Government proposals on the Civil Partnership Bill were amended in the House of Lords recently, ostensibly to extend the rights that the legislation will give to same-sex couples to other domestic arrangements, such as carers. The amendments were, according to the Government, wrecking tactics. Below Outrage gives a response and Maria Exall puts forward an alternative view.
One law for all
The Lords amendments to the Civil Partnership Bill has not wrecked it or rendered it unworkable, as the government has claimed.
We welcome any extension of rights and protections to others, regardless of the motives.
The law should reflect the wide variety of domestic relationships.
The Civil Partnership Bill fails to do so. The Lords are right to extend Civil Partnerships to carers and other mutually supportive relationships, but they are wrong to exclude heterosexual couples.
That’s discrimination. Civil Partnerships should be open to everyone in a relationship of mutual care and commitment; not just gay and unmarried heterosexual couples by but any two people who live together and care for each other.
The only ethically justifiable way forward is to campaign for full legal equality for all, regardless of gender or sexual orientation.
This would mean that civil marriage rights would be extended to same-sex couples and that Civil Partnerships would be extended to include heterosexuals as well, including all domestic relationships of mutual support and benefit.
The principle of equality has always driven the campaign for lesbian and gay rights and we see no reason to change that.
This Bill fails to ensure equality. For example, a married heterosexual can inherit their partners full pension, calculated from the date they first began contributing, but a gay partner will only inherit a pension from the date the couple registered their relationship. Older lesbian and gay couples will be cheated out of a lifetime of contributions when one of them dies, added Mr Tatchell.
Outrage has been calling on the government to produce a compelling reason why different laws are needed for same- and opposite sex couples. The government has failed to do so.
It is precisely because there is no logically consistent argument to support an apartheid-style approach to partnerships that the government now finds itself with this dilemma and is now facing a stand-off with the Lords. This is what we warned them would happen at the outset, but they werent listening.
Nevertheless, we recognise that Lady O’Cathain and her supporters’ intentions in proposing the amendment came from a homophobic agenda which does not want to see same-sex relationships afforded moral equivalence to heterosexual ones.

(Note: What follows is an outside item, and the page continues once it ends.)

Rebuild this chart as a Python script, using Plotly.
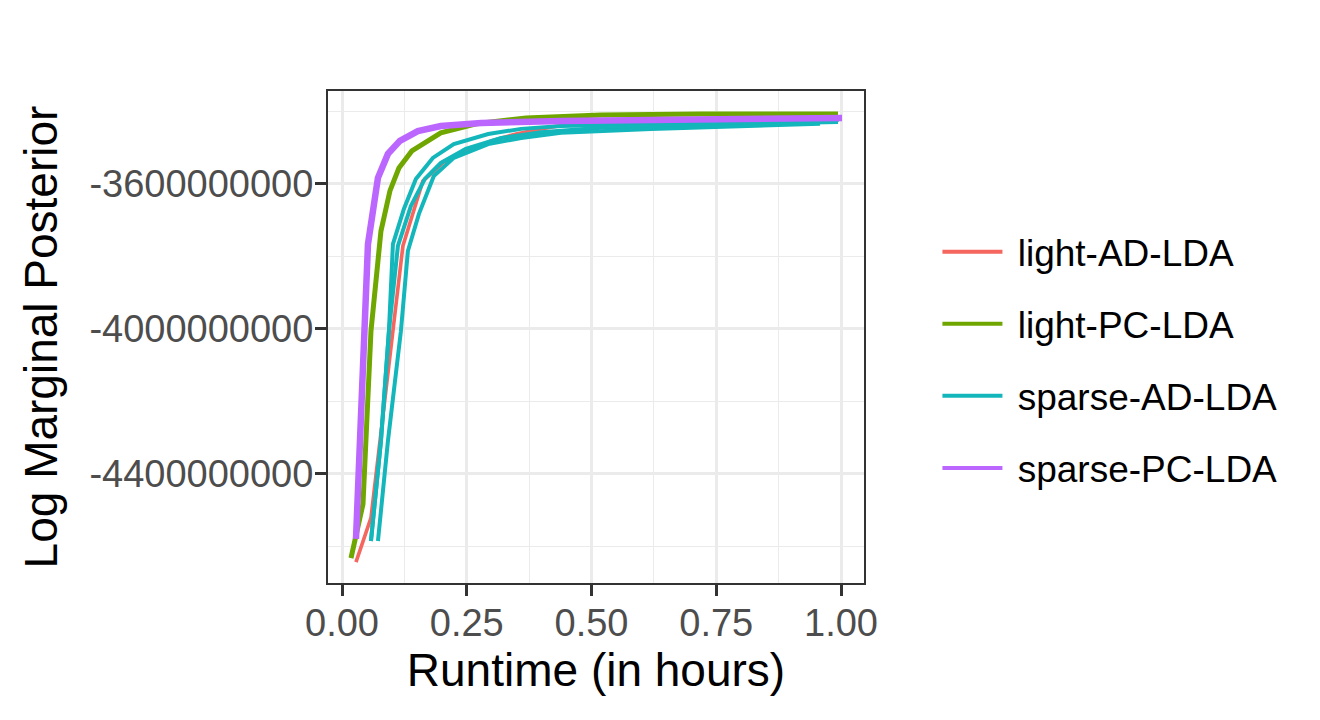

We call for more amendments to the Civil Partnership Bill which will open it up to heterosexual couples as well, while renewing its call on the government to provide a compelling reason why gay couples should be banned from getting married.
Argue from a position of equality
There is no doubt that the House of Lords’ Tory homophobes wanted to wreck this mildly progressive piece of legislation. Outrage have however weighed in on the side of those who want the Bill amended to extend the rights it gives to other domestic arangements.
Apart from the fact that the Lords amendments should be seen for what they are — a blatant homophobic wrecking tactic and a great tax loophole for rich families — this is a serious misjudgement by Outrage on the main issue: how to progress lesbian, gay and bisexual (lgb) equality.
Whilst many lgb people may agree with Outrage that the Civil Partnership should be opened up to straight couples too, that is not a reason to oppose something that will provide practical, financial and legal rights that lgb people have no other way of accessing.
The issue of recognising different domestic relationships is a total red herring. It arises from a view that giving the rights to same sex couples that heterosexual couples enjoy somehow undermines our lgb difference and uniqueness. Some would call this a more libertarian approach, others would see it as internalised homophobia.
Outrage’s alternative — to recogise all domestic arrangements — is ill thought out, and carers’ organisations are not supportive of this, seeing the complications that could result. Outrage miss the main point — the Civil Partnership Bill is there to recognise same sex partnerships on the same basis as heterosexual civil marriage. Future change to the laws on relationships (maybe even thinking about the way we privilege legalised sexual relationships above others in our society) can be done from the basis of equality whatever your sexuality.
The issue of lack of equality on pensions in the Bill, particularly equal access to contributions in public sector schemes, has been largely resolved, though private sector schemes are not covered by the legislation. This was as a result of campaigning by the trade unions and within the Labour Party.
The issue of access to religious marriage has been campaigned for by the Coalition for Marriage Equality, of which Outrage (too “libertarian” for equal partnership rights apparently, but not for marriage!) is a part. However the concept of “marriage” is problematic for many lgb people.
Also there is a pragmatic reason to avoid dwelling on the symbolic (though important) evidence of equality of “gay marriage” and to stick to the concrete gains that partnership rights give. In the United States victories have been won, then lost, on the issue of gay marriage. But in many states there are no employment rights for lgb people, and no tax, financial or next-of-kin rights. An ideological war needs to be fought with religious bigots, but we are on much stronger ground if we do it from the position of equal civil rights.